Thursday, May 7, 2009

Swine Flu's Teachable Moment

An Opportunity for Public Health and Vaccine Manufacturers
It was disturbing to read about a growing public health threat in "Vaccine Refusal, Mandatory Immunization, and the Risks of Vaccine-Preventable Diseases" in this week's New England Journal of Medicine (Omer et al.). The bottom line is that there is a critical need for new education and policy efforts to protect children (sometimes from their own parents) and the general public.

Here's an example of some of the bad news: In the case of measles, it's been estimated that more than two million cases occurred each year in the U.S. before a vaccine was available. In a triumph of science and medicine, the number of cases dropped to a mean of 62 per year between 2000 and 2007. In the first four months of 2008, however, 64 cases were reported with 63 of those occurring in children who were not vaccinated. Why?
  • Past success. With a number of diseases nearly wiped out by vaccines, it seems as though our memories have been wiped out as well. As time marches on, many have forgotten the potential severity of vaccine-preventable diseases. Using the measles example, some cases can cause pneumonia, seizures, meningitis or even death.

  • Alternative medicine and junk science. Of course, "western medicine" does not have all the answers. But it's been reported that parents of unvaccinated children "were more likely than parents of vaccinated children both to have providers who offered complementary or alternative health care and to obtain information from the Internet and groups opposed to aspects of immunization."

  • Ease of opting out. Although the constitutionality of mandatory immunizations has been upheld, individual states have the ability to set the bar and allow exemptions based on personal or religious beliefs. In another unfortunate example, "the mean annual incidence of pertussis was almost twice as high in states with administrative procedures that made it easy to obtain exemptions as in states that made it more difficult." It was reported also that children with exemptions were 35 times more likely to contract measles.

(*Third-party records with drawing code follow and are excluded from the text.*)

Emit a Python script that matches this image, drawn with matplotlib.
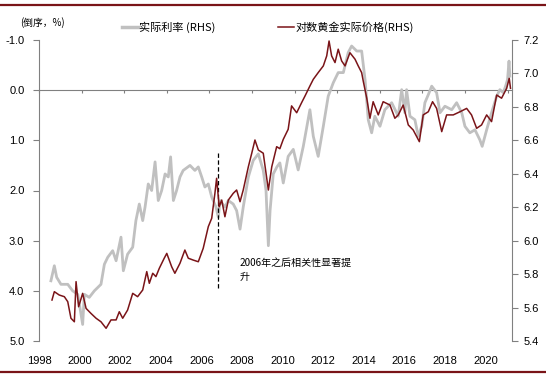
"""Real rate (inverted) vs log real gold price, 1998-2020."""

import matplotlib

matplotlib.use("Agg")
import matplotlib.pyplot as plt
from matplotlib.lines import Line2D

CJK = ["Noto Sans CJK SC", "DejaVu Sans"]
plt.rcParams["font.family"] = ["Liberation Sans", "DejaVu Sans"]

GREY = "#c0c0c0"
RED = "#7a1418"
AXIS_GREY = "#808080"

# real interest rate, % (drawn on an inverted left axis): (year, value)
rate_pts = [
    (1998.56, 3.80), (1998.72, 3.50), (1998.83, 3.73), (1999.03, 3.87), (1999.35, 3.87),
    (1999.58, 4.00), (1999.82, 4.07), (2000.05, 4.67), (2000.13, 4.07), (2000.36, 4.13),
    (2000.60, 4.00), (2000.91, 3.87), (2001.07, 3.47), (2001.23, 3.33), (2001.46, 3.20),
    (2001.62, 3.40), (2001.85, 2.93), (2001.96, 3.60), (2002.16, 3.27), (2002.40, 3.13),
    (2002.55, 2.60), (2002.71, 2.27), (2002.87, 2.60), (2002.98, 2.33), (2003.13, 1.87),
    (2003.29, 2.00), (2003.45, 1.43), (2003.60, 2.20), (2003.76, 2.00), (2003.92, 1.67),
    (2004.07, 1.73), (2004.18, 1.33), (2004.31, 2.20), (2004.46, 2.00), (2004.62, 1.73),
    (2004.77, 1.60), (2005.09, 1.50), (2005.32, 1.60), (2005.48, 1.53), (2005.64, 1.73),
    (2005.79, 1.93), (2005.95, 1.87), (2006.11, 2.13), (2006.31, 2.33), (2006.42, 2.53),
    (2006.50, 2.20), (2006.73, 2.33), (2006.89, 2.20), (2007.12, 2.27), (2007.28, 2.40),
    (2007.44, 2.77), (2007.59, 2.33), (2007.83, 1.73), (2008.06, 1.40), (2008.30, 1.27),
    (2008.53, 1.60), (2008.66, 2.00), (2008.77, 3.10), (2008.85, 2.40), (2009.00, 1.67),
    (2009.17, 1.53), (2009.31, 1.45), (2009.47, 1.85), (2009.70, 1.32), (2009.94, 1.18),
    (2010.17, 1.59), (2010.41, 1.12), (2010.72, 0.39), (2010.88, 0.92), (2011.11, 1.32),
    (2011.35, 0.72), (2011.58, 0.12), (2011.82, -0.15), (2012.05, -0.35), (2012.29, -0.35),
    (2012.52, -0.75), (2012.68, -0.88), (2012.92, -0.78), (2013.15, -0.78), (2013.31, -0.21),
    (2013.46, 0.59), (2013.62, 0.85), (2013.77, 0.52), (2014.01, 0.72), (2014.24, 0.39),
    (2014.56, 0.25), (2014.87, 0.52), (2015.03, -0.01), (2015.18, 0.45), (2015.26, -0.01),
    (2015.42, 0.52), (2015.65, 0.59), (2015.81, 0.92), (2015.97, 0.72), (2016.12, 0.25),
    (2016.28, 0.09), (2016.44, -0.08), (2016.67, 0.05), (2016.83, 0.45), (2017.06, 0.32),
    (2017.38, 0.39), (2017.61, 0.25), (2017.85, 0.45), (2018.00, 0.72), (2018.23, 0.85),
    (2018.47, 0.79), (2018.70, 0.99), (2018.81, 1.12), (2019.02, 0.79), (2019.25, 0.45),
    (2019.49, 0.12), (2019.64, -0.01), (2019.80, 0.05), (2019.91, -0.08), (2020.00, -0.21),
    (2020.07, -0.58), (2020.11, -0.28),
]

# log real gold price (right axis): (year, value)
gold_pts = [
    (1998.61, 5.645), (1998.72, 5.695), (1998.95, 5.675), (1999.19, 5.665), (1999.35, 5.635),
    (1999.50, 5.536), (1999.66, 5.515), (1999.74, 5.755), (1999.86, 5.605), (2000.05, 5.685),
    (2000.21, 5.595), (2000.44, 5.565), (2000.68, 5.536), (2000.91, 5.515), (2001.15, 5.476),
    (2001.38, 5.526), (2001.62, 5.526), (2001.77, 5.575), (2001.93, 5.536), (2002.16, 5.585),
    (2002.40, 5.685), (2002.63, 5.665), (2002.87, 5.705), (2003.06, 5.815), (2003.18, 5.745),
    (2003.34, 5.805), (2003.49, 5.785), (2003.65, 5.835), (2003.88, 5.895), (2004.00, 5.924),
    (2004.23, 5.844), (2004.38, 5.805), (2004.62, 5.865), (2004.85, 5.944), (2005.01, 5.895),
    (2005.24, 5.884), (2005.48, 5.874), (2005.71, 5.954), (2005.95, 6.084), (2006.11, 6.134),
    (2006.26, 6.283), (2006.34, 6.373), (2006.46, 6.203), (2006.58, 6.243), (2006.73, 6.143),
    (2006.89, 6.243), (2007.12, 6.283), (2007.28, 6.303), (2007.44, 6.233), (2007.59, 6.303),
    (2007.83, 6.442), (2007.99, 6.523), (2008.14, 6.602), (2008.30, 6.542), (2008.53, 6.523),
    (2008.77, 6.303), (2008.93, 6.442), (2009.16, 6.562), (2009.31, 6.550), (2009.47, 6.606),
    (2009.70, 6.666), (2009.86, 6.806), (2010.10, 6.765), (2010.33, 6.825), (2010.49, 6.865),
    (2010.72, 6.925), (2010.88, 6.965), (2011.11, 7.005), (2011.35, 7.045), (2011.51, 7.105),
    (2011.62, 7.194), (2011.74, 7.105), (2011.90, 7.065), (2012.05, 7.145), (2012.21, 7.075),
    (2012.37, 7.045), (2012.60, 7.124), (2012.84, 7.085), (2012.99, 7.045), (2013.15, 7.005),
    (2013.23, 6.951), (2013.39, 6.852), (2013.54, 6.732), (2013.69, 6.831), (2013.93, 6.752),
    (2014.16, 6.831), (2014.48, 6.811), (2014.71, 6.732), (2014.87, 6.752), (2015.10, 6.811),
    (2015.34, 6.692), (2015.57, 6.662), (2015.86, 6.592), (2016.04, 6.752), (2016.28, 6.771),
    (2016.48, 6.831), (2016.67, 6.791), (2016.91, 6.652), (2017.14, 6.752), (2017.45, 6.752),
    (2017.77, 6.771), (2018.08, 6.791), (2018.31, 6.752), (2018.55, 6.672), (2018.78, 6.692),
    (2019.02, 6.752), (2019.25, 6.712), (2019.49, 6.871), (2019.72, 6.852), (2019.96, 6.911),
    (2020.08, 6.971), (2020.14, 6.911),
]

x_ticks = list(range(1998, 2021, 2))
left_ticks = [-1, 0, 1, 2, 3, 4, 5]
right_ticks = [5.4, 5.6, 5.8, 6.0, 6.2, 6.4, 6.6, 6.8, 7.0, 7.2]

marker_year = 2006.42
marker_span = (1.26, 3.96)
note = "2006年之后相关性显著提\n升"


def to_label(y):
    # Excel spaced the year labels slightly tighter than the data axis
    return 1998 + 21.3 * (y - 1998) / 20.3


def from_label(v):
    return 1998 + 20.3 * (v - 1998) / 21.3


rate_year, rate = zip(*rate_pts)
gold_year, gold = zip(*gold_pts)

fig = plt.figure(figsize=(5.46, 3.76), dpi=100)
ax = fig.add_axes([39 / 546, 1 - 341 / 376, 473 / 546, 301 / 376])
ax2 = ax.twinx()

ax.plot(rate_year, rate, color=GREY, lw=2.0, solid_joinstyle="round")
ax2.plot(gold_year, gold, color=RED, lw=1.1)

ax.set_xlim(1998, 2020.21)
ax.set_ylim(5, -1)
ax2.set_ylim(5.4, 7.2)

for a in (ax, ax2):
    for side in ("top", "bottom"):
        a.spines[side].set_visible(False)
ax.spines["right"].set_visible(False)
ax2.spines["left"].set_visible(False)
ax.spines["left"].set_color(AXIS_GREY)
ax2.spines["right"].set_color(AXIS_GREY)

ax.set_yticks(left_ticks, [f"{v:.1f}" for v in left_ticks])
ax2.set_yticks(right_ticks, [f"{v:.1f}" for v in right_ticks])
ax.tick_params(axis="y", length=4, width=0.8, color=AXIS_GREY, pad=6.5, labelsize=8)
ax2.tick_params(axis="y", length=4, width=0.8, color=AXIS_GREY, pad=4, labelsize=8)
ax.tick_params(axis="x", bottom=False, labelbottom=False)

# year labels along the bottom
lab = ax.secondary_xaxis("bottom", functions=(to_label, from_label))
lab.spines["bottom"].set_visible(False)
lab.set_xticks(x_ticks, [str(y) for y in x_ticks])
lab.tick_params(length=0, pad=11, labelsize=8)

# zero line with small upward ticks
zero = ax.secondary_xaxis(5 / 6)
zero.set_xticks(x_ticks, [])
for s in zero.spines.values():
    s.set_color(AXIS_GREY)
zero.tick_params(length=2.4, width=0.8, color=AXIS_GREY, direction="in")

ax.vlines(marker_year, *marker_span, colors="black", lw=0.9, linestyles=(0, (3.5, 2)))
ax.text(2007.44, 3.35, note, fontsize=7.2, family=CJK, va="top", ha="left",
        linespacing=1.45)

fig.text(20 / 546, 1 - 23 / 376, "(倒序，%)", fontsize=7, family=CJK, va="center")

handles = [Line2D([], [], color=GREY, lw=2.5), Line2D([], [], color=RED, lw=1.1)]
fig.legend(handles, ["实际利率 (RHS)", "对数黄金实际价格(RHS)"], ncol=2,
           loc="center left", bbox_to_anchor=(122 / 546, 1 - 27 / 376), frameon=False,
           prop={"family": CJK, "size": 8}, handlelength=1.45, handletextpad=0.1,
           columnspacing=5.6, borderpad=0, borderaxespad=0)

for yf in (1 - 5 / 376, 1 - 372 / 376):
    fig.add_artist(Line2D([0, 1], [yf, yf], color=RED, lw=1.6, transform=fig.transFigure))

fig.savefig("out.png", dpi=100)
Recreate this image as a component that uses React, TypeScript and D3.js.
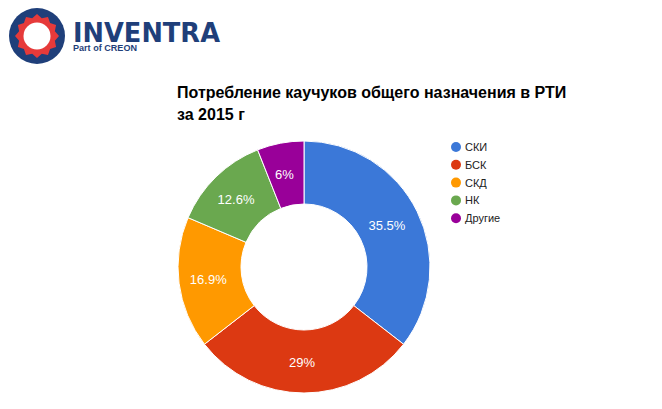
import React from 'react';
import * as d3 from 'd3';

const categories = ['СКИ', 'БСК', 'СКД', 'НК', 'Другие'];
const values = [35.5, 29, 16.9, 12.6, 6];
const colors = ['#3b78d8', '#dc3912', '#ff9900', '#6aa84f', '#990099'];
const titleLines = ['Потребление каучуков общего назначения в РТИ', 'за 2015 г'];

const width = 662;
const height = 409;

function Logo() {
  const cx = 37;
  const cy = 36;
  // gear shape: alternating radii
  const teeth = 12;
  const pts: [number, number][] = [];
  for (let i = 0; i < teeth * 2; i++) {
    const a = (i / (teeth * 2)) * Math.PI * 2;
    const r = i % 2 === 0 ? 22 : 18.5;
    pts.push([cx + r * Math.sin(a), cy - r * Math.cos(a)]);
  }
  const gear = d3.line().curve(d3.curveLinearClosed)(pts) || '';
  return (
    <g>
      <circle cx={cx} cy={cy} r={28} fill="#1f3f7a" />
      <path d={gear} fill="#e63a3a" />
      <circle cx={cx} cy={cy} r={13.5} fill="#fff" />
      <text x={73} y={42} fontFamily="'DejaVu Sans', Arial, sans-serif" fontWeight="bold" fontSize={26} fill="#1f3f7a" textLength={147} lengthAdjust="spacingAndGlyphs">
        INVENTRA
      </text>
      <text x={73} y={51} fontFamily="Arial, 'Liberation Sans', sans-serif" fontWeight="bold" fontSize={9} fill="#1f3f7a" textLength={64} lengthAdjust="spacingAndGlyphs">
        Part of CREON
      </text>
    </g>
  );
}

export default function App() {
  const cx = 304;
  const cy = 267;
  const outerR = 126;
  const innerR = 63;

  const pie = d3.pie<number>().sort(null).value(d => d);
  const arcs = pie(values);
  const arc = d3.arc<d3.PieArcDatum<number>>().innerRadius(innerR).outerRadius(outerR);
  const labelArc = d3.arc<d3.PieArcDatum<number>>().innerRadius((innerR + outerR) / 2).outerRadius((innerR + outerR) / 2);

  const font = "Arial, 'Liberation Sans', sans-serif";

  return (
    <svg width={width} height={height} style={{ position: 'absolute', left: 0, top: 0, background: '#fff' }}>
      <Logo />
      {titleLines.map((t, i) => (
        <text key={i} x={177} y={98 + i * 22} fontFamily={font} fontWeight="bold" fontSize={16} fill="#000">
          {t}
        </text>
      ))}
      <g transform={`translate(${cx},${cy})`}>
        {arcs.map((a, i) => (
          <path key={i} d={arc(a) || ''} fill={colors[i]} stroke="#fff" strokeWidth={1} />
        ))}
        {arcs.map((a, i) => {
          const [lx, ly] = labelArc.centroid(a);
          return (
            <text key={'l' + i} x={lx - 2} y={ly + 5} textAnchor="middle" fontFamily={font} fontSize={13} fill="#fff">
              {values[i]}%
            </text>
          );
        })}
      </g>
      {categories.map((c, i) => (
        <g key={c} transform={`translate(456,${147 + i * 17.8})`}>
          <circle cx={0} cy={0} r={5} fill={colors[i]} />
          <text x={9} y={4} fontFamily={font} fontSize={11} fill="#222">
            {c}
          </text>
        </g>
      ))}
    </svg>
  );
}
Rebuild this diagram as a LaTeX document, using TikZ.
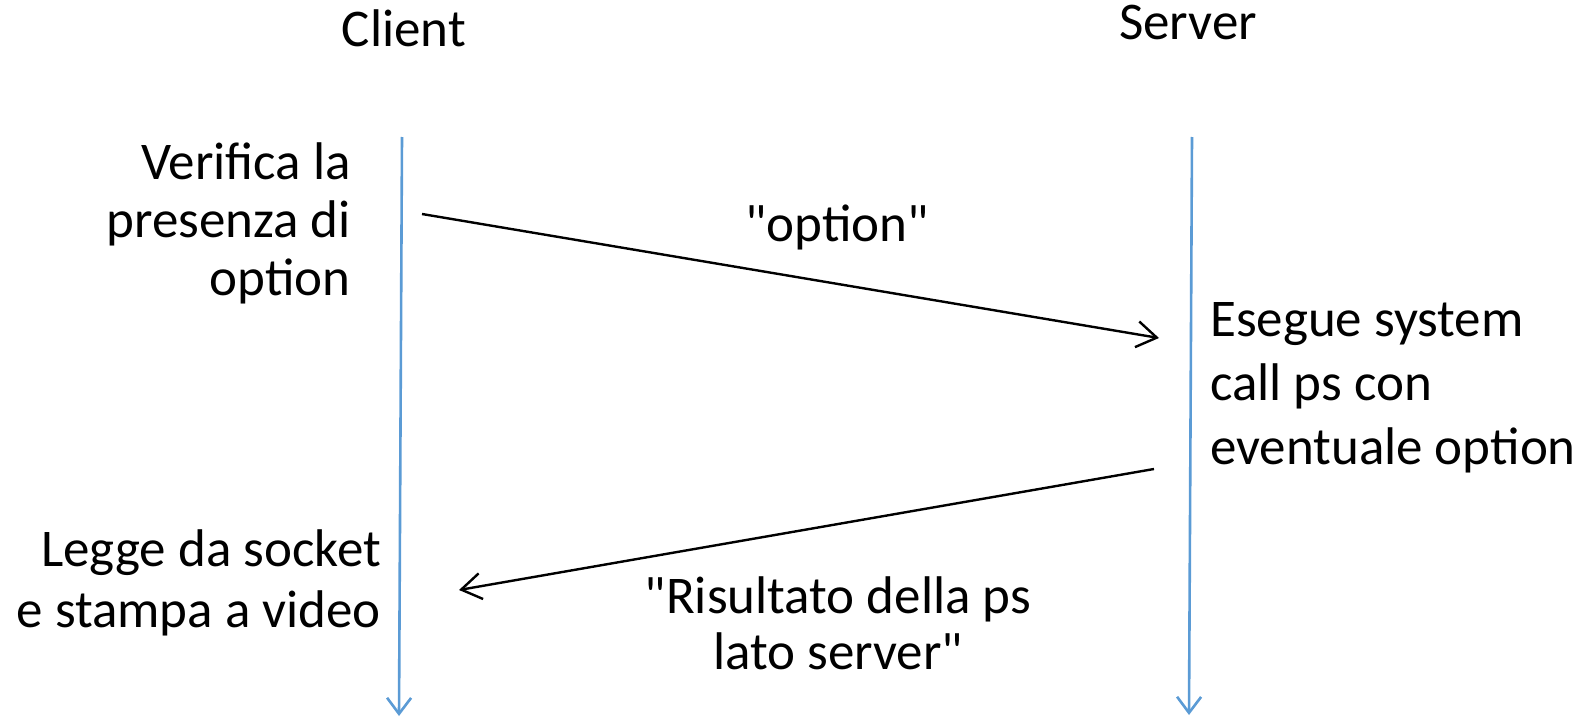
\documentclass[tikz,border=0pt]{standalone}
\usepackage{fontspec}
\setmainfont{Carlito}[Ligatures=TeXOff]
\usetikzlibrary{arrows.meta}
\definecolor{lifeblue}{RGB}{91,155,213}
\tikzset{
  lifeline/.style={draw=lifeblue, line width=2.6pt, -{Straight Barb[length=16pt,width=24pt,line width=2.6pt]}},
  msg/.style={draw=black, line width=2.4pt, -{Straight Barb[length=20pt,width=26pt,line width=2.4pt]}},
  lbl/.style={inner sep=0pt, font=\fontsize{53}{57}\selectfont},
}
\begin{document}
\begin{tikzpicture}[x=1pt, y=-1pt]
  \useasboundingbox (0,0) rectangle (1591,717);

  % participants
  \node[lbl, anchor=base] (client) at (404,47) {Client};
  \node[lbl, anchor=base] (server) at (1188,40) {Server};

  % lifelines
  \coordinate (ctop) at (402,137);
  \coordinate (cbot) at (399,716);
  \coordinate (stop) at (1192,137);
  \coordinate (sbot) at (1189,715);
  \draw[lifeline] (ctop) -- (cbot);
  \draw[lifeline] (stop) -- (sbot);

  % client: check for option
  \node[lbl, anchor=base east] (v1) at (351,179) {Verifica la};
  \node[lbl, anchor=base east] (v2) at (351,237) {presenza di};
  \node[lbl, anchor=base east] (v3) at (351,295) {option};

  % request message
  \coordinate (reqa) at (422,214);
  \coordinate (reqb) at (1159,338);
  \draw[msg] (reqa) -- (reqb);
  \node[lbl, anchor=base] (req) at (837,241) {"option"};

  % server: run ps
  \node[lbl, anchor=base west] (e1) at (1210,336) {Esegue system};
  \node[lbl, anchor=base west] (e2) at (1210,400) {call ps con};
  \node[lbl, anchor=base west] (e3) at (1210,464) {eventuale option};

  % reply message
  \coordinate (repa) at (1154,469);
  \coordinate (repb) at (459,590);
  \draw[msg] (repa) -- (repb);
  \node[lbl, anchor=base] (rep1) at (838,613) {"Risultato della ps};
  \node[lbl, anchor=base] (rep2) at (838,669) {lato server"};

  % client: print result
  \node[lbl, anchor=base east] (l1) at (381,566) {Legge da socket};
  \node[lbl, anchor=base east] (l2) at (381,627) {e stampa a video};
\end{tikzpicture}
\end{document}
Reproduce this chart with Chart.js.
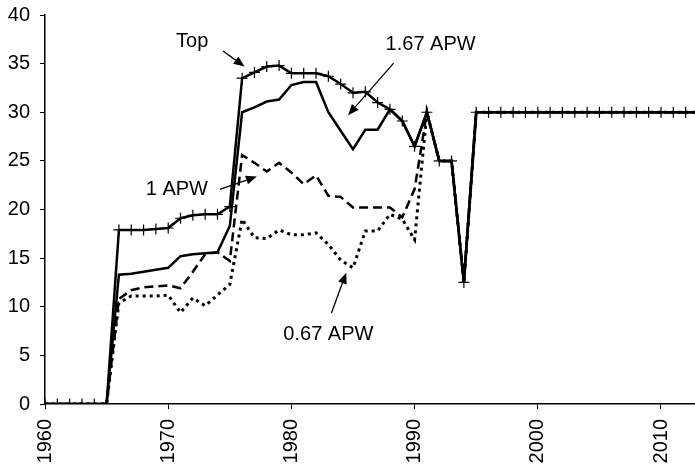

  • Denial. Compared to parents of vaccinated children, significantly more parents of unvaccinated children believed their kids had a low susceptibility to diseases (58% vs. 15%) and that the severity of disease was low (51% vs. 18%).

  • Lack of trust. Again, compared to parents of vaccinated children, significantly more parents of unvaccinated children believed that vaccine efficacy and safety were low (58% vs. 17%, 60% vs. 15%).

Although the hearts of parents who withhold vaccinations from their children for non-medical reasons might be in the right place, their brains are not. In the "rugged individualism" that many Americans use to define themselves, there is a consequence of putting others in harm's way. Those who are unvaccinated put their communities at a higher risk of disease outbreak.

Now, there's a race to develop another vaccine -- this one against the swine (H1N1) flu. Although no one wants a new disease to contend with, there may be a silver lining -- a chance to reengage the public on the importance of immunizations. No doubt there will be an educational push when the vaccine is available. But at the same time, a campaign should be tied-in to reverse the dangerous growth of vaccination exemptions.

No vaccine is risk-free and not every mind can be changed. Still, the CDC (with their reach and clout), vaccine manufacturers (who can gain sales and reputation) and health care providers (who are a trusted source and carry influence on family health care decisions) should join forces to develop a new dialogue with the public. And let's sustain the discussion, let's put the science and evidence in perspective, and let's build some trust.